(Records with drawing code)
──────────
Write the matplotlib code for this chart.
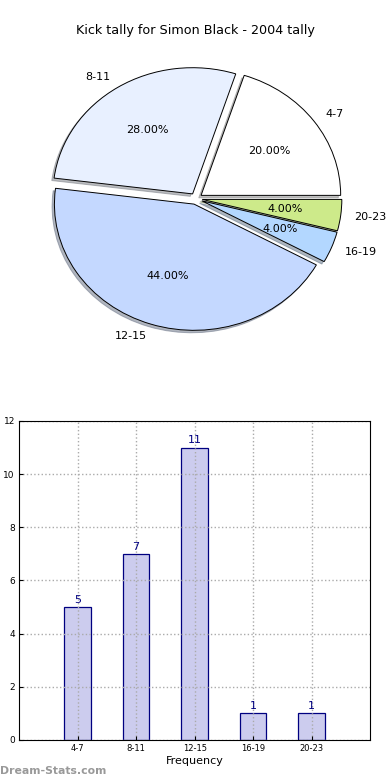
import matplotlib
matplotlib.use("Agg")
import matplotlib.pyplot as plt

plt.rcParams['font.family'] = 'DejaVu Sans'

# data
groups = ["4-7", "8-11", "12-15", "16-19", "20-23"]
counts = [5, 7, 11, 1, 1]
pie_colors = ["#ffffff", "#e8f0ff", "#c4d8ff", "#b3d7ff", "#cdea8a"]
title = "Kick tally for Simon Black - 2004 tally"

fig = plt.figure(figsize=(3.9, 7.8), dpi=100)

# pie
ax1 = fig.add_axes([0.055, 0.543, 0.895, 0.4045])
ax1.pie(counts, labels=groups, colors=pie_colors, autopct="%.2f%%",
        explode=[0.045] * len(counts),
        shadow={"ox": -0.012, "oy": -0.014, "shade": 0.5},
        startangle=0, counterclock=True, labeldistance=1.1, pctdistance=0.6,
        wedgeprops={"edgecolor": "black", "linewidth": 0.7},
        textprops={"fontsize": 8})
ax1.set_aspect("auto")
ax1.set_xlim(-1.25, 1.25)
ax1.set_ylim(-1.25, 1.25)
fig.text(0.5, 0.961, title, ha="center", va="center", fontsize=9.2)

# bars
ax2 = fig.add_axes([0.049, 0.0513, 0.900, 0.409])
x = list(range(len(groups)))
ax2.bar(x, counts, width=0.45, color="#ccccee", edgecolor="#000080", linewidth=0.9, zorder=2)
for xi, c in zip(x, counts):
    ax2.text(xi, c + 0.08, str(c), ha="center", va="bottom", color="#000080", fontsize=8)
ax2.set_xlim(-1, 5)
ax2.set_ylim(0, 12)
ax2.set_xticks(x)
ax2.set_xticklabels(groups, fontsize=6)
ax2.set_yticks(range(0, 13, 2))
ax2.tick_params(axis="both", direction="in", length=3, pad=3)
ax2.tick_params(axis="y", labelsize=6.5, pad=3)
ax2.grid(True, linestyle=":", color="#aaaaaa", linewidth=1, zorder=3)
ax2.set_axisbelow(False)
for s in ax2.spines.values():
    s.set_zorder(5)
ax2.set_xlabel("Frequency", fontsize=8, labelpad=2)
ax2.set_ylabel("Distribution", fontsize=8, labelpad=2)

fig.text(0.0, 0.012, "Dream-Stats.com", color="#999999", fontsize=7.8,
         fontweight="bold", ha="left", va="center")

fig.savefig("out.png", dpi=100)
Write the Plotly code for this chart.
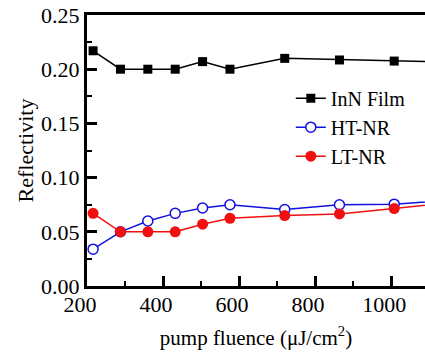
import plotly.graph_objects as go

fluence = [216, 288, 360, 432, 504, 576, 720, 864, 1008, 1152]
inn_film = [0.217, 0.200, 0.200, 0.200, 0.207, 0.200, 0.210, 0.2085, 0.2075, 0.2065]
ht_nr = [0.034, 0.050, 0.060, 0.067, 0.072, 0.075, 0.0705, 0.075, 0.0755, 0.079]
lt_nr = [0.067, 0.050, 0.050, 0.050, 0.057, 0.0625, 0.065, 0.0665, 0.0715, 0.077]

x_ticks = [200, 400, 600, 800, 1000]
y_ticks = [0.00, 0.05, 0.10, 0.15, 0.20, 0.25]

FONT = "Liberation Serif, Times New Roman, serif"

fig = go.Figure()
fig.add_trace(go.Scatter(
    x=fluence, y=inn_film, name="InN Film", mode="lines+markers",
    line=dict(color="black", width=1.5),
    marker=dict(symbol="square", size=9, color="black")))
fig.add_trace(go.Scatter(
    x=fluence, y=ht_nr, name="HT-NR", mode="lines+markers",
    line=dict(color="#1010e0", width=1.5),
    marker=dict(symbol="circle", size=10, color="white",
                line=dict(color="#1010e0", width=1.5))))
fig.add_trace(go.Scatter(
    x=fluence, y=lt_nr, name="LT-NR", mode="lines+markers",
    line=dict(color="#f01010", width=1.5),
    marker=dict(symbol="circle", size=11, color="#f01010")))

fig.update_layout(
    width=425, height=354,
    margin=dict(l=87, r=0, t=15, b=68),
    paper_bgcolor="white", plot_bgcolor="white",
    font=dict(family=FONT, size=22, color="black"),
    showlegend=True,
    legend=dict(x=0.603, y=0.765, xanchor="left", yanchor="top",
                bgcolor="rgba(0,0,0,0)", font=dict(size=20, family=FONT),
                itemwidth=30, tracegroupgap=0),
    xaxis=dict(
        range=[200, 1089], tickvals=x_ticks,
        ticks="inside", ticklen=10, tickwidth=2.5, tickcolor="black",
        minor=dict(dtick=100, ticks="inside", ticklen=5, tickwidth=2, tickcolor="black"),
        showline=True, linewidth=3, linecolor="black", mirror=True,
        showgrid=False, zeroline=False,
        ticklabelshift=-7, ticklabelstandoff=-3, ticklabeloverflow="allow",
        tickfont=dict(size=22, family=FONT),
        title=dict(text="pump fluence (\u03bcJ/cm<sup>2</sup>)", font=dict(size=21, family=FONT), standoff=14),
    ),
    yaxis=dict(
        range=[0, 0.25], tickvals=y_ticks, tickformat=".2f",
        ticks="inside", ticklen=10, tickwidth=2.5, tickcolor="black",
        minor=dict(dtick=0.025, ticks="inside", ticklen=5, tickwidth=2, tickcolor="black"),
        showline=True, linewidth=3, linecolor="black", mirror=False,
        showgrid=False, zeroline=False, ticklabeloverflow="allow",
        tickfont=dict(size=22, family=FONT),
        title=dict(text="Reflectivity", font=dict(size=22, family=FONT), standoff=2),
    ),
)

fig.write_html(
    "out.html",
    config={"displayModeBar": False},
    post_script="document.body.style.margin='0';document.body.style.overflow='hidden';",
)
──────────
» **WRITTEN TASK**:
Transcribe every entry above exactly. Omit all pictures.

» **TASK ANSWER**:
Write the matplotlib code for this chart.
import matplotlib
matplotlib.use("Agg")
import matplotlib.pyplot as plt

plt.rcParams['font.family'] = 'DejaVu Sans'

# data
groups = ["4-7", "8-11", "12-15", "16-19", "20-23"]
counts = [5, 7, 11, 1, 1]
pie_colors = ["#ffffff", "#e8f0ff", "#c4d8ff", "#b3d7ff", "#cdea8a"]
title = "Kick tally for Simon Black - 2004 tally"

fig = plt.figure(figsize=(3.9, 7.8), dpi=100)

# pie
ax1 = fig.add_axes([0.055, 0.543, 0.895, 0.4045])
ax1.pie(counts, labels=groups, colors=pie_colors, autopct="%.2f%%",
        explode=[0.045] * len(counts),
        shadow={"ox": -0.012, "oy": -0.014, "shade": 0.5},
        startangle=0, counterclock=True, labeldistance=1.1, pctdistance=0.6,
        wedgeprops={"edgecolor": "black", "linewidth": 0.7},
        textprops={"fontsize": 8})
ax1.set_aspect("auto")
ax1.set_xlim(-1.25, 1.25)
ax1.set_ylim(-1.25, 1.25)
fig.text(0.5, 0.961, title, ha="center", va="center", fontsize=9.2)

# bars
ax2 = fig.add_axes([0.049, 0.0513, 0.900, 0.409])
x = list(range(len(groups)))
ax2.bar(x, counts, width=0.45, color="#ccccee", edgecolor="#000080", linewidth=0.9, zorder=2)
for xi, c in zip(x, counts):
    ax2.text(xi, c + 0.08, str(c), ha="center", va="bottom", color="#000080", fontsize=8)
ax2.set_xlim(-1, 5)
ax2.set_ylim(0, 12)
ax2.set_xticks(x)
ax2.set_xticklabels(groups, fontsize=6)
ax2.set_yticks(range(0, 13, 2))
ax2.tick_params(axis="both", direction="in", length=3, pad=3)
ax2.tick_params(axis="y", labelsize=6.5, pad=3)
ax2.grid(True, linestyle=":", color="#aaaaaa", linewidth=1, zorder=3)
ax2.set_axisbelow(False)
for s in ax2.spines.values():
    s.set_zorder(5)
ax2.set_xlabel("Frequency", fontsize=8, labelpad=2)
ax2.set_ylabel("Distribution", fontsize=8, labelpad=2)

fig.text(0.0, 0.012, "Dream-Stats.com", color="#999999", fontsize=7.8,
         fontweight="bold", ha="left", va="center")

fig.savefig("out.png", dpi=100)
Write the Plotly code for this chart.
import plotly.graph_objects as go

fluence = [216, 288, 360, 432, 504, 576, 720, 864, 1008, 1152]
inn_film = [0.217, 0.200, 0.200, 0.200, 0.207, 0.200, 0.210, 0.2085, 0.2075, 0.2065]
ht_nr = [0.034, 0.050, 0.060, 0.067, 0.072, 0.075, 0.0705, 0.075, 0.0755, 0.079]
lt_nr = [0.067, 0.050, 0.050, 0.050, 0.057, 0.0625, 0.065, 0.0665, 0.0715, 0.077]

x_ticks = [200, 400, 600, 800, 1000]
y_ticks = [0.00, 0.05, 0.10, 0.15, 0.20, 0.25]

FONT = "Liberation Serif, Times New Roman, serif"

fig = go.Figure()
fig.add_trace(go.Scatter(
    x=fluence, y=inn_film, name="InN Film", mode="lines+markers",
    line=dict(color="black", width=1.5),
    marker=dict(symbol="square", size=9, color="black")))
fig.add_trace(go.Scatter(
    x=fluence, y=ht_nr, name="HT-NR", mode="lines+markers",
    line=dict(color="#1010e0", width=1.5),
    marker=dict(symbol="circle", size=10, color="white",
                line=dict(color="#1010e0", width=1.5))))
fig.add_trace(go.Scatter(
    x=fluence, y=lt_nr, name="LT-NR", mode="lines+markers",
    line=dict(color="#f01010", width=1.5),
    marker=dict(symbol="circle", size=11, color="#f01010")))

fig.update_layout(
    width=425, height=354,
    margin=dict(l=87, r=0, t=15, b=68),
    paper_bgcolor="white", plot_bgcolor="white",
    font=dict(family=FONT, size=22, color="black"),
    showlegend=True,
    legend=dict(x=0.603, y=0.765, xanchor="left", yanchor="top",
                bgcolor="rgba(0,0,0,0)", font=dict(size=20, family=FONT),
                itemwidth=30, tracegroupgap=0),
    xaxis=dict(
        range=[200, 1089], tickvals=x_ticks,
        ticks="inside", ticklen=10, tickwidth=2.5, tickcolor="black",
        minor=dict(dtick=100, ticks="inside", ticklen=5, tickwidth=2, tickcolor="black"),
        showline=True, linewidth=3, linecolor="black", mirror=True,
        showgrid=False, zeroline=False,
        ticklabelshift=-7, ticklabelstandoff=-3, ticklabeloverflow="allow",
        tickfont=dict(size=22, family=FONT),
        title=dict(text="pump fluence (\u03bcJ/cm<sup>2</sup>)", font=dict(size=21, family=FONT), standoff=14),
    ),
    yaxis=dict(
        range=[0, 0.25], tickvals=y_ticks, tickformat=".2f",
        ticks="inside", ticklen=10, tickwidth=2.5, tickcolor="black",
        minor=dict(dtick=0.025, ticks="inside", ticklen=5, tickwidth=2, tickcolor="black"),
        showline=True, linewidth=3, linecolor="black", mirror=False,
        showgrid=False, zeroline=False, ticklabeloverflow="allow",
        tickfont=dict(size=22, family=FONT),
        title=dict(text="Reflectivity", font=dict(size=22, family=FONT), standoff=2),
    ),
)

fig.write_html(
    "out.html",
    config={"displayModeBar": False},
    post_script="document.body.style.margin='0';document.body.style.overflow='hidden';",
)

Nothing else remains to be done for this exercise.